Net als Crazy Horse en The E-Street Band is The Bad Seeds voor eeuwig in de muziekgeschiedenis verankerd met een ampersand voor zijn naam, als trouw “aanhangsel” van een gevestigde waarde. Maar net als bij de eerder genoemde bands (Nils Lofgren, Jack Nitzsche, Steve Van Zandt, Patti Scialfa,…) oogsten leden van The Bad Seeds ook individueel succes. Eén daarvan is Barry Adamson.
Maar ook al speelde Adamson (als bassist) mee op de eerste vier Nick Cave & The Bad Seeds-albums (van From Her To Eternity in ’84 tot Your Funeral My Trialin ’86 dus), de man een Bad Seed noemen, is hem eigenlijk oneer aan doen. Zijn doortocht aan de zijde van onze favoriete vleermuis dateert namelijk al van meer dan twintig jaar geleden en Adamson is intussen van veel meer muzikale markten thuis.

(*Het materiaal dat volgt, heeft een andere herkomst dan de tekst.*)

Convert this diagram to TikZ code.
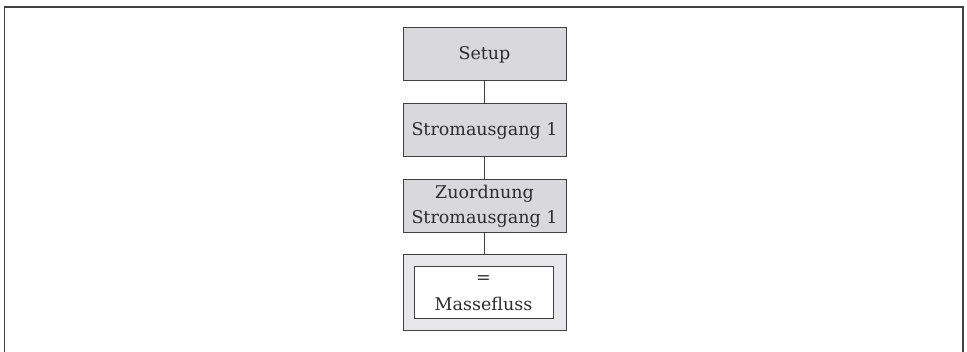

Zijn initiële wapenfeiten bij de postpunkers van Magazine en de synth-wavers van Visage buiten beschouwing gelaten, verwierf Adamson vooral naam en faam als componist van bevreemdende, filmische platen als Moss Side Story en Oedipus Schmoedipus. Geen wonder dus dat David king of weird Lynch Adamson vliegensvlug opmerkte en hem onder de arm nam om mee te werken aan de soundtrack van diens magnum opus Lost Highway.
Enkele soloplaten later (vooral Adamsons vorige plaat Stranger On The Sofa kon op heel wat lovende kritiek rekenen) is er nu Back To The Cat: een pikdonker, maar tegelijk zomerzwoel album dat tot het allerbeste van ’s mans oeuvre mag worden gerekend. Met “The Beaten Side Of Town” wordt de toon al meteen gezet: Back To The Cat is nog maar net afgetrapt, of de achteloze luisteraar wordt al meteen bij het nekvel gegrepen en meegesleurd naar duistere steegjes waar in het illustere aanschijn van de straatlantaarns met bloed besprenkelde stiletto’s opblinken. Naar dat stuk van de stad waar wraakzuchtige weerwolven ’s nachts krijsend hun holen verlaten en in naar ontucht ruikende kroegen dodelijke samenzweringen en afvallige allianties smeden. Vergelijk het met de ondergrondse dreiging die ook van films als Mean Streets of Sin City afspat, gekoppeld aan de geilheid van muziek à la Morphine.
Die stad ook waar de obligaat loeiende politiesirenes nooit verstillen, getuige de intro van het door swingende saxen en tintelende pianoklanken voortgestuwde “Straight ‘Til Sunrise”. “Spend A Little Time” is dan weer een onverbloemd verzoek tot ontucht waaraan het zelfs voor categorische heteroseksuelen als wij moeilijk weerstaan is. Adamsons zwoele croonerstem, lichtvoetige pianoriedels en broeierige blazers (die in het très jazzy “Shadow Of Death Hotel” zelfs volledig de hoofdrol opeisen): het maakt van Back To The Cat een uitgelezen soundtrack bij een opzwepend partijtje rampetampen.
Dat niveau wordt helaas niet altijd even resoluut aangehouden: het doorzopen “I Could Love You” klinkt ongetwijfeld patent wanneer na een nachtje tooghangen de zon alweer door de bedompte vensters priemt, de stoelen op tafel worden gezet en eeuwige trouw in het oor van de laatst overgebleven potentiële minnares wordt gelald. Die sfeer. Op plaat valt het echter wat te licht uit. Het balladachtige, spooky “Walk On Fire” zwengelt het ritme snel weer aan, maar “Flight” (denk aan de overbekende intro van “The Pink Panther”, maar dan een stuk minder funky) is alweer een verwaarloosbaar niemendalletje.
Met “Civilization” — alsof Edwin Collins geremixt wordt door Mark Ronson — en het sinistere “Psycho Sexual” sluit Adamson zijn achtste studioalbum wel verrukkelijk af. Of het nu een typisch Belgische zomer wordt of niet, wie Back To The Cat in huis haalt, verzekert zich alvast van zweterige temperaturen.